▶ TASK DIRECTIONS:
From the first line of the listing below to the line with "2021 e 2022</text>", print each line exactly, and nothing more. Leave out the pictures.

******

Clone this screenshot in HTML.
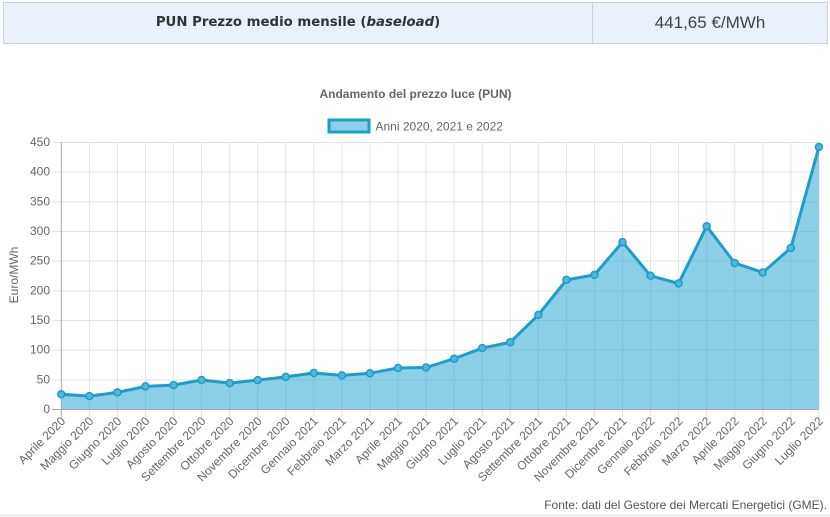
<!DOCTYPE html>
<html>
<head>
<meta charset="utf-8">
<style>
  html,body{margin:0;padding:0;background:#fff;}
  body{width:830px;height:517px;position:relative;overflow:hidden;font-family:"Liberation Sans",Arial,sans-serif;}
  .hdr{position:absolute;left:3px;top:2px;width:823px;height:40px;border:1px solid #c8d3de;background:#e9f1fa;}
  .hdr .c1{position:absolute;left:0;top:0;width:588px;height:40px;line-height:40px;text-align:center;
    font-family:"DejaVu Sans",Verdana,sans-serif;font-weight:bold;font-size:13.3px;color:#333;border-right:1px solid #c8d3de;}
  .hdr .c2{position:absolute;left:589px;top:0;width:234px;height:40px;line-height:40px;text-align:center;
    font-family:"Liberation Sans",Arial,sans-serif;font-size:17px;color:#444;}
  .foot{position:absolute;left:0;top:514px;width:830px;height:3px;background:#eeeeee;}
  svg{position:absolute;left:0;top:0;}
</style>
</head>
<body>
<div class="hdr">
  <div class="c1">PUN Prezzo medio mensile (<i>baseload</i>)</div>
  <div class="c2">441,65 €/MWh</div>
</div>

<svg width="830" height="517" viewBox="0 0 830 517" xmlns="http://www.w3.org/2000/svg" font-family="Liberation Sans, Arial, sans-serif">
  <!-- title -->
  <text x="415.5" y="94" text-anchor="middle" dominant-baseline="central" font-size="12" font-weight="bold" fill="#666">Andamento del prezzo luce (PUN)</text>
  <!-- legend -->
  <rect x="329" y="120" width="40" height="12" fill="#8bd0e8" stroke="#1e9dc9" stroke-width="3"/>
  <text x="375.5" y="126.5" dominant-baseline="central" font-size="12" fill="#666">Anni 2020, 2021 e 2022</text>

  <!-- horizontal grid + y ticks -->
  <g stroke="#e3e3e3" stroke-width="1">
    <line x1="52" x2="819" y1="142.5" y2="142.5"/>
    <line x1="52" x2="819" y1="172.17" y2="172.17"/>
    <line x1="52" x2="819" y1="201.83" y2="201.83"/>
    <line x1="52" x2="819" y1="231.5" y2="231.5"/>
    <line x1="52" x2="819" y1="261.17" y2="261.17"/>
    <line x1="52" x2="819" y1="290.83" y2="290.83"/>
    <line x1="52" x2="819" y1="320.5" y2="320.5"/>
    <line x1="52" x2="819" y1="350.17" y2="350.17"/>
    <line x1="52" x2="819" y1="379.83" y2="379.83"/>
  </g>
  <!-- vertical grid -->
  <g stroke="#e3e3e3" stroke-width="1" id="vg">
    <line x1="89.36" x2="89.36" y1="142" y2="417"/>
    <line x1="117.42" x2="117.42" y1="142" y2="417"/>
    <line x1="145.48" x2="145.48" y1="142" y2="417"/>
    <line x1="173.54" x2="173.54" y1="142" y2="417"/>
    <line x1="201.6" x2="201.6" y1="142" y2="417"/>
    <line x1="229.66" x2="229.66" y1="142" y2="417"/>
    <line x1="257.72" x2="257.72" y1="142" y2="417"/>
    <line x1="285.78" x2="285.78" y1="142" y2="417"/>
    <line x1="313.84" x2="313.84" y1="142" y2="417"/>
    <line x1="341.9" x2="341.9" y1="142" y2="417"/>
    <line x1="369.96" x2="369.96" y1="142" y2="417"/>
    <line x1="398.02" x2="398.02" y1="142" y2="417"/>
    <line x1="426.08" x2="426.08" y1="142" y2="417"/>
    <line x1="454.14" x2="454.14" y1="142" y2="417"/>
    <line x1="482.2" x2="482.2" y1="142" y2="417"/>
    <line x1="510.26" x2="510.26" y1="142" y2="417"/>
    <line x1="538.32" x2="538.32" y1="142" y2="417"/>
    <line x1="566.38" x2="566.38" y1="142" y2="417"/>
    <line x1="594.44" x2="594.44" y1="142" y2="417"/>
    <line x1="622.5" x2="622.5" y1="142" y2="417"/>
    <line x1="650.56" x2="650.56" y1="142" y2="417"/>
    <line x1="678.62" x2="678.62" y1="142" y2="417"/>
    <line x1="706.68" x2="706.68" y1="142" y2="417"/>
    <line x1="734.74" x2="734.74" y1="142" y2="417"/>
    <line x1="762.8" x2="762.8" y1="142" y2="417"/>
    <line x1="790.86" x2="790.86" y1="142" y2="417"/>
    <line x1="818.92" x2="818.92" y1="142" y2="417"/>
  </g>

  <!-- area fill -->
  <polygon fill="rgba(23,162,209,0.5)" points="61.3,409 61.3,394.3 89.36,396.1 117.42,392.4 145.48,386.4 173.54,385.1 201.6,380.0 229.66,383.1 257.72,380.1 285.78,376.9 313.84,373.0 341.9,375.4 369.96,373.2 398.02,368.0 426.08,367.5 454.14,358.7 482.2,348.1 510.26,342.3 538.32,314.9 566.38,279.9 594.44,274.9 622.5,242.1 650.56,275.8 678.62,283.4 706.68,226.2 734.74,263.1 762.8,272.5 790.86,248.0 818.92,146.95 818.92,409"/>

  <!-- axes -->
  <line x1="61.3" x2="61.3" y1="142" y2="417" stroke="#a8a8a8" stroke-width="1"/>
  <line x1="52" x2="819" y1="409.5" y2="409.5" stroke="#a8a8a8" stroke-width="1"/>

  <!-- line -->
  <polyline fill="none" stroke="#1e9dc9" stroke-width="3" stroke-linejoin="round" points="61.3,394.3 89.36,396.1 117.42,392.4 145.48,386.4 173.54,385.1 201.6,380.0 229.66,383.1 257.72,380.1 285.78,376.9 313.84,373.0 341.9,375.4 369.96,373.2 398.02,368.0 426.08,367.5 454.14,358.7 482.2,348.1 510.26,342.3 538.32,314.9 566.38,279.9 594.44,274.9 622.5,242.1 650.56,275.8 678.62,283.4 706.68,226.2 734.74,263.1 762.8,272.5 790.86,248.0 818.92,146.95"/>

  <!-- points -->
  <g fill="#4fb6dc" stroke="#1e9dc9" stroke-width="1.5">
    <circle cx="61.3" cy="394.3" r="3.5"/><circle cx="89.36" cy="396.1" r="3.5"/><circle cx="117.42" cy="392.4" r="3.5"/>
    <circle cx="145.48" cy="386.4" r="3.5"/><circle cx="173.54" cy="385.1" r="3.5"/><circle cx="201.6" cy="380.0" r="3.5"/>
    <circle cx="229.66" cy="383.1" r="3.5"/><circle cx="257.72" cy="380.1" r="3.5"/><circle cx="285.78" cy="376.9" r="3.5"/>
    <circle cx="313.84" cy="373.0" r="3.5"/><circle cx="341.9" cy="375.4" r="3.5"/><circle cx="369.96" cy="373.2" r="3.5"/>
    <circle cx="398.02" cy="368.0" r="3.5"/><circle cx="426.08" cy="367.5" r="3.5"/><circle cx="454.14" cy="358.7" r="3.5"/>
    <circle cx="482.2" cy="348.1" r="3.5"/><circle cx="510.26" cy="342.3" r="3.5"/><circle cx="538.32" cy="314.9" r="3.5"/>
    <circle cx="566.38" cy="279.9" r="3.5"/><circle cx="594.44" cy="274.9" r="3.5"/><circle cx="622.5" cy="242.1" r="3.5"/>
    <circle cx="650.56" cy="275.8" r="3.5"/><circle cx="678.62" cy="283.4" r="3.5"/><circle cx="706.68" cy="226.2" r="3.5"/>
    <circle cx="734.74" cy="263.1" r="3.5"/><circle cx="762.8" cy="272.5" r="3.5"/><circle cx="790.86" cy="248.0" r="3.5"/>
    <circle cx="818.92" cy="146.95" r="3.5"/>
  </g>

  <!-- y labels -->
  <g font-size="12" fill="#666" text-anchor="end" dominant-baseline="central">
    <text x="50" y="142">450</text>
    <text x="50" y="171.67">400</text>
    <text x="50" y="201.33">350</text>
    <text x="50" y="231">300</text>
    <text x="50" y="260.67">250</text>
    <text x="50" y="290.33">200</text>
    <text x="50" y="320">150</text>
    <text x="50" y="349.67">100</text>
    <text x="50" y="379.33">50</text>
    <text x="50" y="409">0</text>
  </g>
  <text x="14" y="275" font-size="12" fill="#666" text-anchor="middle" dominant-baseline="central" transform="rotate(-90 14 275)">Euro/MWh</text>

  <!-- x labels -->
  <g font-size="12" fill="#666" text-anchor="end" dominant-baseline="central">
    <text x="63.3" y="419" transform="rotate(-45 63.3 419)">Aprile 2020</text>
    <text x="91.36" y="419" transform="rotate(-45 91.36 419)">Maggio 2020</text>
    <text x="119.42" y="419" transform="rotate(-45 119.42 419)">Giugno 2020</text>
    <text x="147.48" y="419" transform="rotate(-45 147.48 419)">Luglio 2020</text>
    <text x="175.54" y="419" transform="rotate(-45 175.54 419)">Agosto 2020</text>
    <text x="203.6" y="419" transform="rotate(-45 203.6 419)">Settembre 2020</text>
    <text x="231.66" y="419" transform="rotate(-45 231.66 419)">Ottobre 2020</text>
    <text x="259.72" y="419" transform="rotate(-45 259.72 419)">Novembre 2020</text>
    <text x="287.78" y="419" transform="rotate(-45 287.78 419)">Dicembre 2020</text>
    <text x="315.84" y="419" transform="rotate(-45 315.84 419)">Gennaio 2021</text>
    <text x="343.9" y="419" transform="rotate(-45 343.9 419)">Febbraio 2021</text>
    <text x="371.96" y="419" transform="rotate(-45 371.96 419)">Marzo 2021</text>
    <text x="400.02" y="419" transform="rotate(-45 400.02 419)">Aprile 2021</text>
    <text x="428.08" y="419" transform="rotate(-45 428.08 419)">Maggio 2021</text>
    <text x="456.14" y="419" transform="rotate(-45 456.14 419)">Giugno 2021</text>
    <text x="484.2" y="419" transform="rotate(-45 484.2 419)">Luglio 2021</text>
    <text x="512.26" y="419" transform="rotate(-45 512.26 419)">Agosto 2021</text>
    <text x="540.32" y="419" transform="rotate(-45 540.32 419)">Settembre 2021</text>
    <text x="568.38" y="419" transform="rotate(-45 568.38 419)">Ottobre 2021</text>
    <text x="596.44" y="419" transform="rotate(-45 596.44 419)">Novembre 2021</text>
    <text x="624.5" y="419" transform="rotate(-45 624.5 419)">Dicembre 2021</text>
    <text x="652.56" y="419" transform="rotate(-45 652.56 419)">Gennaio 2022</text>
    <text x="680.62" y="419" transform="rotate(-45 680.62 419)">Febbraio 2022</text>
    <text x="708.68" y="419" transform="rotate(-45 708.68 419)">Marzo 2022</text>
    <text x="736.74" y="419" transform="rotate(-45 736.74 419)">Aprile 2022</text>
    <text x="764.8" y="419" transform="rotate(-45 764.8 419)">Maggio 2022</text>
    <text x="792.86" y="419" transform="rotate(-45 792.86 419)">Giugno 2022</text>
    <text x="820.92" y="419" transform="rotate(-45 820.92 419)">Luglio 2022</text>
  </g>

  <!-- footer source -->
  <text x="827" y="505" font-size="12" fill="#555" text-anchor="end" dominant-baseline="central">Fonte: dati del Gestore dei Mercati Energetici (GME).</text>
</svg>
<div class="foot"></div>
</body>
</html>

******

▶ OUTPUT:
Clone this screenshot in HTML.
<!DOCTYPE html>
<html>
<head>
<meta charset="utf-8">
<style>
  html,body{margin:0;padding:0;background:#fff;}
  body{width:830px;height:517px;position:relative;overflow:hidden;font-family:"Liberation Sans",Arial,sans-serif;}
  .hdr{position:absolute;left:3px;top:2px;width:823px;height:40px;border:1px solid #c8d3de;background:#e9f1fa;}
  .hdr .c1{position:absolute;left:0;top:0;width:588px;height:40px;line-height:40px;text-align:center;
    font-family:"DejaVu Sans",Verdana,sans-serif;font-weight:bold;font-size:13.3px;color:#333;border-right:1px solid #c8d3de;}
  .hdr .c2{position:absolute;left:589px;top:0;width:234px;height:40px;line-height:40px;text-align:center;
    font-family:"Liberation Sans",Arial,sans-serif;font-size:17px;color:#444;}
  .foot{position:absolute;left:0;top:514px;width:830px;height:3px;background:#eeeeee;}
  svg{position:absolute;left:0;top:0;}
</style>
</head>
<body>
<div class="hdr">
  <div class="c1">PUN Prezzo medio mensile (<i>baseload</i>)</div>
  <div class="c2">441,65 €/MWh</div>
</div>

<svg width="830" height="517" viewBox="0 0 830 517" xmlns="http://www.w3.org/2000/svg" font-family="Liberation Sans, Arial, sans-serif">
  <!-- title -->
  <text x="415.5" y="94" text-anchor="middle" dominant-baseline="central" font-size="12" font-weight="bold" fill="#666">Andamento del prezzo luce (PUN)</text>
  <!-- legend -->
  <rect x="329" y="120" width="40" height="12" fill="#8bd0e8" stroke="#1e9dc9" stroke-width="3"/>
  <text x="375.5" y="126.5" dominant-baseline="central" font-size="12" fill="#666">Anni 2020, 2021 e 2022</text>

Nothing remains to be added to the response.